Weblog
Feb 15, 10:10 pm: It's all about role models
But, of course, Mary Hodder at napsterization says it so much better in Re: Women and Conferences. She writes:
Last night I went to a tempura party, and there was a Phd in neuroscience from UCB there, and I asked what she was doing when she’s done at the end of the semester. She replied that she would teach because having a lab is out of the question. She didn’t want to play the games the boys play to raise all the money and compete in those ways to lead her own lab. %$#@^$%&This is what I hear from women who would like to start a software company, about VCs. It’s too much to play those kinds of games without some mentorship and help, and we need to make it easier. I don’t think it’s that women don’t want to compete, they just want the competition to be about something, not just an arbitrary game to weed out the people with no patience for that game.

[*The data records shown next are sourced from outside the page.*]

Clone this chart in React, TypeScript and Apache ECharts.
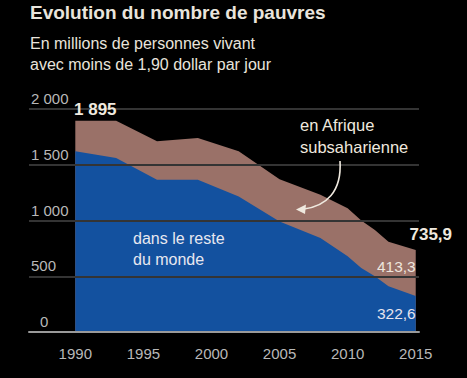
import React, { useEffect, useRef } from "react";
import * as echarts from "echarts";

const years = [1990, 1993, 1996, 1999, 2002, 2005, 2008, 2010, 2011, 2012, 2013, 2015];
const restOfWorld = [1620, 1560, 1366, 1366, 1216, 992, 843, 680, 575, 500, 410, 322.6];
const subSaharanAfrica = [275, 335, 344, 374, 404, 378, 387, 430, 425, 415, 400, 413.3];
const xTickLabels = [1990, 1995, 2000, 2005, 2010, 2015];

const FONT = "'Liberation Sans', Arial, Helvetica, sans-serif";

function fmt(v: number): string {
  const r = Math.round(v * 10) / 10;
  const parts = r.toString().split(".");
  const intPart = parts[0].replace(/\B(?=(\d{3})+(?!\d))/g, " ");
  return parts.length > 1 ? intPart + "," + parts[1] : intPart;
}

const hiddenSymbol = {
  symbol: "circle",
  symbolSize: 0.01,
  showSymbol: true,
  itemStyle: { color: "rgba(0,0,0,0)", borderWidth: 0 },
};

export default function App() {
  const ref = useRef<HTMLDivElement>(null);
  useEffect(() => {
    if (!ref.current) return;
    const chart = echarts.init(ref.current, null, { renderer: "svg" });
    const totals = restOfWorld.map((v, i) => Math.round((v + subSaharanAfrica[i]) * 10) / 10);
    const last = years.length - 1;
    const restData = years.map((y, i) => {
      const item: any = { value: [y, restOfWorld[i]] };
      if (i === last) {
        item.label = {
          show: true,
          position: "bottom",
          align: "right",
          offset: [0, 4],
          formatter: fmt(restOfWorld[i]),
          color: "#e6e4ee",
          fontSize: 15.5,
          fontFamily: FONT,
        };
      }
      return item;
    });
    const afrData = years.map((y, i) => {
      const item: any = { value: [y, totals[i]] };
      if (i === last) {
        item.label = {
          show: true,
          position: "bottom",
          align: "right",
          offset: [0, 4],
          formatter: fmt(subSaharanAfrica[i]),
          color: "#eee6de",
          fontSize: 15.5,
          fontFamily: FONT,
        };
      }
      return item;
    });
    const totalData = years.map((y, i) => {
      const item: any = { value: [y, totals[i]] };
      if (i === 0 || i === last) {
        item.label = {
          show: true,
          position: "top",
          offset: i === 0 ? [20, 2] : [15, -2],
          formatter: fmt(totals[i]),
          color: "#efe9df",
          fontSize: 17,
          fontWeight: "bold",
          fontFamily: FONT,
        };
      }
      return item;
    });

    chart.setOption({
      animation: false,
      backgroundColor: "#000000",
      textStyle: { fontFamily: FONT },
      grid: { left: 29, right: 48, top: 109, bottom: 46, containLabel: false },
      xAxis: {
        type: "value",
        min: 1986.6,
        max: 2015.24,
        z: 5,
        axisLine: { show: true, lineStyle: { color: "#9a9a9a", width: 2 } },
        axisTick: { show: false },
        splitLine: { show: false },
        axisLabel: {
          customValues: xTickLabels,
          color: "#b8b8b8",
          fontSize: 15,
          margin: 14,
          fontFamily: FONT,
          formatter: (v: number) => String(v),
        },
      },
      yAxis: {
        type: "value",
        min: 0,
        max: 2000,
        interval: 500,
        z: 4,
        axisLine: { show: false },
        axisTick: { show: false },
        splitLine: { show: true, lineStyle: { color: "#343434", width: 2 } },
        axisLabel: {
          inside: true,
          margin: 2,
          align: "left",
          verticalAlign: "bottom",
          padding: [0, 0, 3, 0],
          color: "#b8b8b8",
          fontSize: 15,
          fontFamily: FONT,
          formatter: (v: number) => (v === 0 ? "{z|0}" : fmt(v)),
          rich: {
            z: { padding: [0, 0, 0, 9], color: "#b8b8b8", fontSize: 15, fontFamily: FONT },
          },
        },
      },
      series: [
        {
          name: "en Afrique subsaharienne",
          type: "line",
          data: afrData,
          ...hiddenSymbol,
          lineStyle: { width: 0 },
          areaStyle: { color: "#9a7168", opacity: 1 },
          z: 1,
        },
        {
          name: "dans le reste du monde",
          type: "line",
          data: restData,
          ...hiddenSymbol,
          lineStyle: { width: 0 },
          areaStyle: { color: "#13519f", opacity: 1 },
          z: 2,
        },
        {
          name: "total",
          type: "line",
          data: totalData,
          ...hiddenSymbol,
          lineStyle: { width: 0, opacity: 0 },
          z: 6,
        },
      ],
      graphic: [
        {
          type: "text",
          left: 30,
          top: 3,
          style: {
            text: "Evolution du nombre de pauvres",
            fill: "#e9e4dc",
            font: `bold 19px ${FONT}`,
          },
        },
        {
          type: "text",
          left: 30,
          top: 35,
          style: {
            text: "En millions de personnes vivant",
            fill: "#e9e4dc",
            font: `16px ${FONT}`,
          },
        },
        {
          type: "text",
          left: 30,
          top: 56,
          style: {
            text: "avec moins de 1,90 dollar par jour",
            fill: "#e9e4dc",
            font: `16px ${FONT}`,
          },
        },
        {
          type: "text",
          x: 133,
          y: 238,
          z: 10,
          style: {
            text: "dans le reste",
            fill: "#e8e8f0",
            font: `16px ${FONT}`,
            textVerticalAlign: "middle",
          },
        },
        {
          type: "text",
          x: 133,
          y: 259,
          z: 10,
          style: {
            text: "du monde",
            fill: "#e8e8f0",
            font: `16px ${FONT}`,
            textVerticalAlign: "middle",
          },
        },
        {
          type: "text",
          x: 300,
          y: 125,
          z: 10,
          style: {
            text: "en Afrique",
            fill: "#efe9df",
            font: `16.5px ${FONT}`,
            textVerticalAlign: "middle",
          },
        },
        {
          type: "text",
          x: 300,
          y: 146.5,
          z: 10,
          style: {
            text: "subsaharienne",
            fill: "#efe9df",
            font: `16.5px ${FONT}`,
            textVerticalAlign: "middle",
          },
        },
        {
          type: "bezierCurve",
          z: 10,
          shape: { x1: 340, y1: 161, cpx1: 342, cpy1: 192, cpx2: 326, cpy2: 206, x2: 304, y2: 209 },
          style: { stroke: "#efe9df", lineWidth: 1.6, fill: null },
        },
        {
          type: "polygon",
          z: 10,
          shape: { points: [[296, 209.5], [306, 204.5], [305, 214]] },
          style: { fill: "#efe9df" },
        },
      ],
    });
    return () => chart.dispose();
  }, []);
  return (
    <div
      ref={ref}
      style={{ position: "fixed", left: 0, top: 0, width: 467, height: 378 }}
    />
  );
}
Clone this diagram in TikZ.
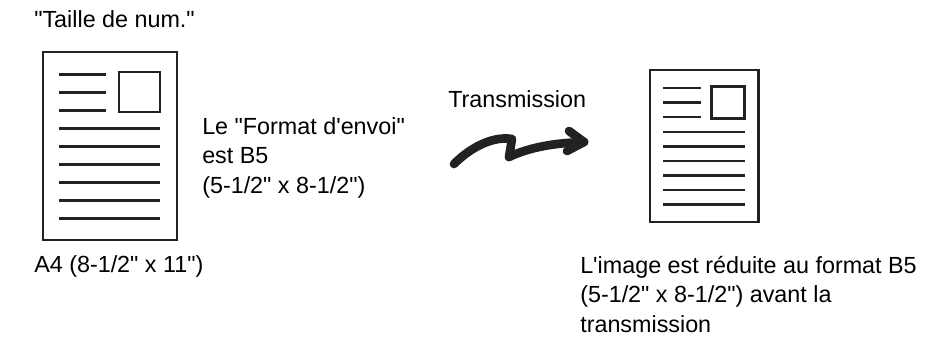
\documentclass[tikz,border=0pt]{standalone}
\usepackage{fontspec}
\setmainfont{Liberation Sans}[Ligatures=TeXOff]
\definecolor{ink}{HTML}{222222}
\begin{document}
\begin{tikzpicture}[x=0.75pt,y=-0.75pt,
  lbl/.style={font=\fontsize{17.5pt}{21.9pt}\selectfont, inner sep=0pt, anchor=base west, align=left, text=black},
  framebox/.style={draw=ink, line width=2.1pt},
  ruleline/.style={draw=ink, line width=2pt},
  squig/.style={draw=ink, line width=6.5pt, line cap=round, line join=round},
  docicon/.pic={
    \draw[framebox] (0,0) rectangle (134,188);
    \draw[framebox] (76,20) rectangle (117,60);
    \foreach \yy in {22.3,40.3,58.3} \draw[ruleline] (16,\yy) -- (63,\yy);
    \foreach \k in {0,...,5} \draw[ruleline] (16,76.7+18*\k) -- (117,76.7+18*\k);
  }]
\useasboundingbox (0,0) rectangle (928,336);

\node[lbl] (title) at (34,27) {"Taille de num."};
\pic at (43,52) {docicon};
\node[lbl] (a4) at (34,272) {A4 (8-1/2" x 11")};
% base anchor of a multi-line node is the baseline of its last line
\node[lbl] (envoi) at (202,193) {Le "Format d'envoi"\\est B5\\(5-1/2" x 8-1/2")};
\node[lbl] (trans) at (448,107) {Transmission};

\coordinate (tail) at (454,164);
\coordinate (head) at (584,142);
\draw[squig] (tail) .. controls (472,146) and (494,136) .. (512,139) -- (509,157)
  .. controls (530,147) and (555,143) .. (head);
\draw[squig] (569,131) -- (head) -- (567,151);

\pic[scale=0.808] at (650,70) {docicon};
\node[lbl] (result) at (580,332) {L'image est réduite au format B5\\(5-1/2" x 8-1/2") avant la\\transmission};
\end{tikzpicture}
\end{document}
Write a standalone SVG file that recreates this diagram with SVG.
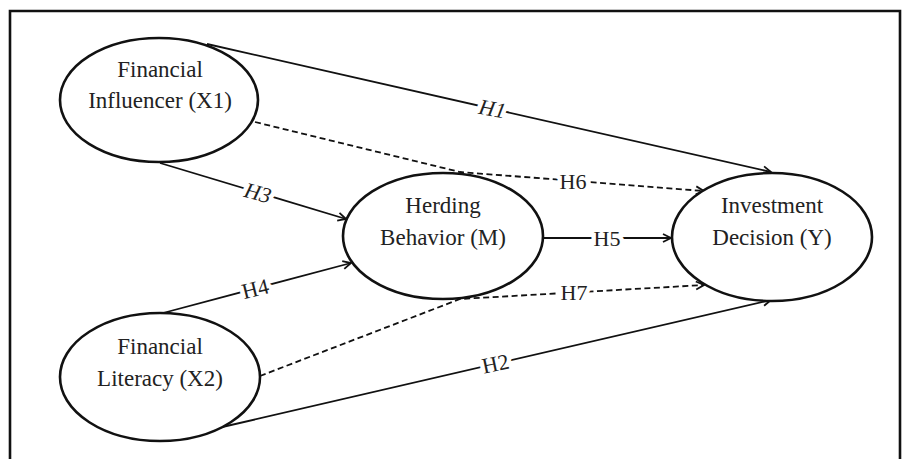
<svg xmlns="http://www.w3.org/2000/svg" width="911" height="459" viewBox="0 0 911 459">
<style>
.node{fill:#fff;stroke:#111;stroke-width:2.6}
.nt{font-family:"Liberation Serif","Times New Roman",serif;font-size:23px;fill:#222;text-anchor:middle}
.e{fill:none;stroke:#111;stroke-width:1.8}
.d{stroke-dasharray:6,3.5}
.lb{font-family:"Liberation Serif","Times New Roman",serif;font-size:22px;fill:#222;text-anchor:middle;stroke:#fff;stroke-width:9;paint-order:stroke;stroke-linejoin:round}
.it{font-style:italic}
</style>
<defs>
<marker id="arr" markerUnits="userSpaceOnUse" markerWidth="12" markerHeight="12" refX="9" refY="5" orient="auto">
<path d="M1,1 L9,5 L1,9" fill="none" stroke="#111" stroke-width="1.8"/>
</marker>
</defs>
<rect width="911" height="459" fill="#fff"/>
<path d="M10,470 L10,11 L900,11 L900,470" fill="none" stroke="#111" stroke-width="2.6"/>
<g id="connectors">
<path class="e" d="M207,44 L771,172" marker-end="url(#arr)"/>
<path class="e d" d="M255,122 L460,172 L704,191" marker-end="url(#arr)"/>
<path class="e" d="M160,163 L346,219" marker-end="url(#arr)"/>
<path class="e" d="M163,313 L351,263" marker-end="url(#arr)"/>
<path class="e" d="M543,238 L671,238" marker-end="url(#arr)"/>
<path class="e d" d="M260,376 L460,299 L704,285" marker-end="url(#arr)"/>
<path class="e" d="M218,428 L771,300" marker-end="url(#arr)"/>
<text class="lb it" transform="translate(491,116) rotate(11)">H1</text>
<text class="lb" x="573" y="189">H6</text>
<text class="lb it" transform="translate(256,200) rotate(15)">H3</text>
<text class="lb" transform="translate(257,296) rotate(-14)">H4</text>
<text class="lb" x="607" y="246">H5</text>
<text class="lb" x="574" y="300">H7</text>
<text class="lb" transform="translate(497,371) rotate(-12)">H2</text>
</g>
<g id="x1">
<ellipse class="node" cx="159" cy="100" rx="99" ry="62"/>
<text class="nt" x="160" y="77">Financial</text>
<text class="nt" x="160" y="108">Influencer (X1)</text>
</g>
<g id="x2">
<ellipse class="node" cx="160" cy="377" rx="100" ry="64"/>
<text class="nt" x="160" y="354">Financial</text>
<text class="nt" x="160" y="386">Literacy (X2)</text>
</g>
<g id="m">
<ellipse class="node" cx="443" cy="236" rx="100" ry="63"/>
<text class="nt" x="443" y="213">Herding</text>
<text class="nt" x="443" y="245">Behavior (M)</text>
</g>
<g id="y">
<ellipse class="node" cx="772" cy="237" rx="100" ry="64"/>
<text class="nt" x="772" y="213">Investment</text>
<text class="nt" x="772" y="245">Decision (Y)</text>
</g>
</svg>
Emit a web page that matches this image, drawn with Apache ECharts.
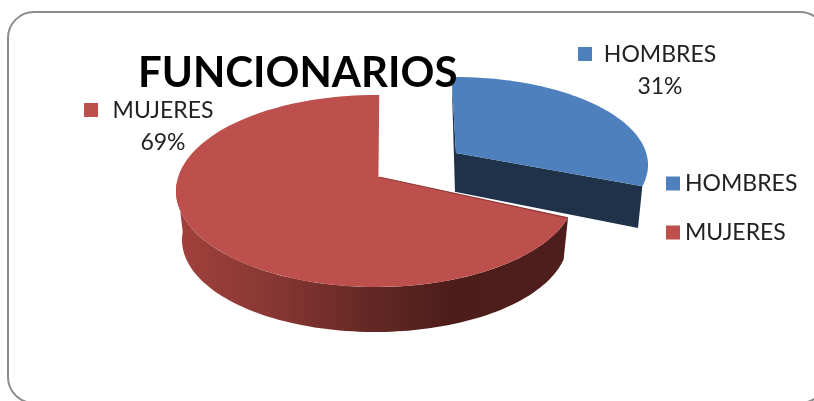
<!DOCTYPE html>
<html><head><meta charset="utf-8">
<script src="https://cdn.jsdelivr.net/npm/echarts@6/dist/echarts.min.js"></script>
<style>html,body{margin:0;padding:0;background:#fff;overflow:hidden}#c{width:814px;height:401px}</style>
</head><body><div id="c"></div>
<script>
const categories = ['HOMBRES', 'MUJERES'];
const shares = [31, 69];
const chartTitle = 'FUNCIONARIOS';
const colors = ['#4d80bc', '#bd4f4c'];

// Projected look of the tilted, exploded pie (one entry per slice)
const looks = [
  { apex:[456,153], top:{c:[455,165],r:[193,88]}, low:{c:[449,206],r:[190,88]},
    warpA:-1, warpB:0.94, side:'#1f3249', label:[660,55], labelDx:-74 },
  { apex:[379,177], top:{c:[376,191],r:[200,96]}, low:{c:[375,240],r:[193,92]},
    warpA:-8.25, warpB:1.026, side:null, label:[163,111], labelDx:-71 }
];
const rad = d => d * Math.PI / 180;
const pt = (e, phi) => [e.c[0] + e.r[0]*Math.sin(rad(phi)), e.c[1] - e.r[1]*Math.cos(rad(phi))];
function arc(e, a, b) {
  const out = [], n = 90;
  for (let i = 0; i <= n; i++) out.push(pt(e, a + (b - a) * i / n));
  return out;
}
const total = shares.reduce((s, v) => s + v, 0);
const startOf = i => shares.slice(0, i).reduce((s, v) => s + v, 0) / total * 360;

function renderSlice(i, color) {
  const L = looks[i];
  const t0 = startOf(i), t1 = startOf(i + 1);
  const p0 = L.warpA + L.warpB * t0, p1 = L.warpA + L.warpB * t1;
  const topArc = arc(L.top, p0, p1);
  const kids = [];
  if (i === 0) {
    const a = topArc[0], b = topArc[topArc.length - 1];
    const lowEnd = [638, 228], lowApex = [456, 192];
    kids.push({type:'polygon', shape:{points:[L.apex, b, lowEnd, lowApex]}, style:{fill:L.side}});
    kids.push({type:'polygon', shape:{points:[a, L.apex, lowApex, [455,192]]}, style:{fill:L.side}});
  } else {
    const edge = 275;
    const sideTop = arc(L.top, p0, edge);
    const sideLow = arc(L.low, edge, p0 - 4);
    kids.push({type:'polygon', shape:{points:sideTop.concat(sideLow)}, style:{
      fill:new echarts.graphic.LinearGradient(0,0,1,0,[
        {offset:0,color:'#a2413d'},{offset:0.25,color:'#873733'},{offset:0.48,color:'#662925'},
        {offset:0.7,color:'#4d1d1a'},{offset:1,color:'#4f1e1c'}])}});
  }
  kids.push({type:'polygon', shape:{points:[L.apex].concat(topArc)}, style:{fill:color}});
  if (i === 1) {
    const a = topArc[0], b = topArc[topArc.length - 1];
    kids.push({type:'polyline', shape:{points:[L.apex, a]}, style:{stroke:'#8e3a37', lineWidth:1.2, fill:null}});
    kids.push({type:'polyline', shape:{points:[L.apex, b]}, style:{stroke:'#fff', lineWidth:1.2, fill:null}});
  }
  const pct = Math.round(shares[i] / total * 100) + '%';
  kids.push({type:'rect', shape:{x:L.label[0]+L.labelDx-8, y:L.label[1]-8, width:14, height:14}, style:{fill:color}});
  kids.push({type:'text', style:{x:L.label[0], y:L.label[1], text:categories[i], fill:'#222',
    font:'23px Lato', align:'center', verticalAlign:'middle'}});
  kids.push({type:'text', style:{x:L.label[0], y:L.label[1]+32, text:pct, fill:'#222',
    font:'23px Lato', align:'center', verticalAlign:'middle'}});
  return {type:'group', children:kids};
}

const chart = echarts.init(document.getElementById('c'), null, {renderer:'canvas'});
chart.setOption({
  animation:false,
  backgroundColor:'#fff',
  graphic:[{type:'rect', z:-1, shape:{x:8,y:12,width:818,height:391,r:26},
    style:{fill:'#fff', stroke:'#8c8c8c', lineWidth:2}}],
  title:{text:chartTitle, left:133, top:47, z:20, textStyle:{fontFamily:'Lato', fontWeight:'bold', fontSize:42, color:'#000'}},
  legend:{orient:'vertical', left:666, top:172, icon:'rect', itemWidth:14, itemHeight:14, itemGap:26,
    data:categories, textStyle:{fontFamily:'Lato', fontSize:23, color:'#222'}, padding:0},
  series:categories.map((name, i) => ({
    type:'custom', name, coordinateSystem:'none', silent:true,
    itemStyle:{color:colors[i]}, z:i+2,
    data:[shares[i]],
    renderItem:() => renderSlice(i, colors[i])
  }))
});
</script></body></html>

I know there are many issues, but speaking is one piece of this puzzle.
When I watched the State of Union speech this year, I found myself crying and not, surprisingly, in frustration. I found myself tearing up because the image is different now. Still two men but behind them, in a seat of power, is woman. And my daughter’s life is going to be different because she’s got that picture in her head now.
It can’t just be about that public life though. It’s got to be about the day-to-day effort that people make to get their voices hear — in their blogs, on their podcasts, on the political stage. I’m not saying anything new here, I know. I think what I am trying to say is: This is still important.
Which is my answer to why web 2.0 is important — it’s about speaking and listening to a diversity of voices.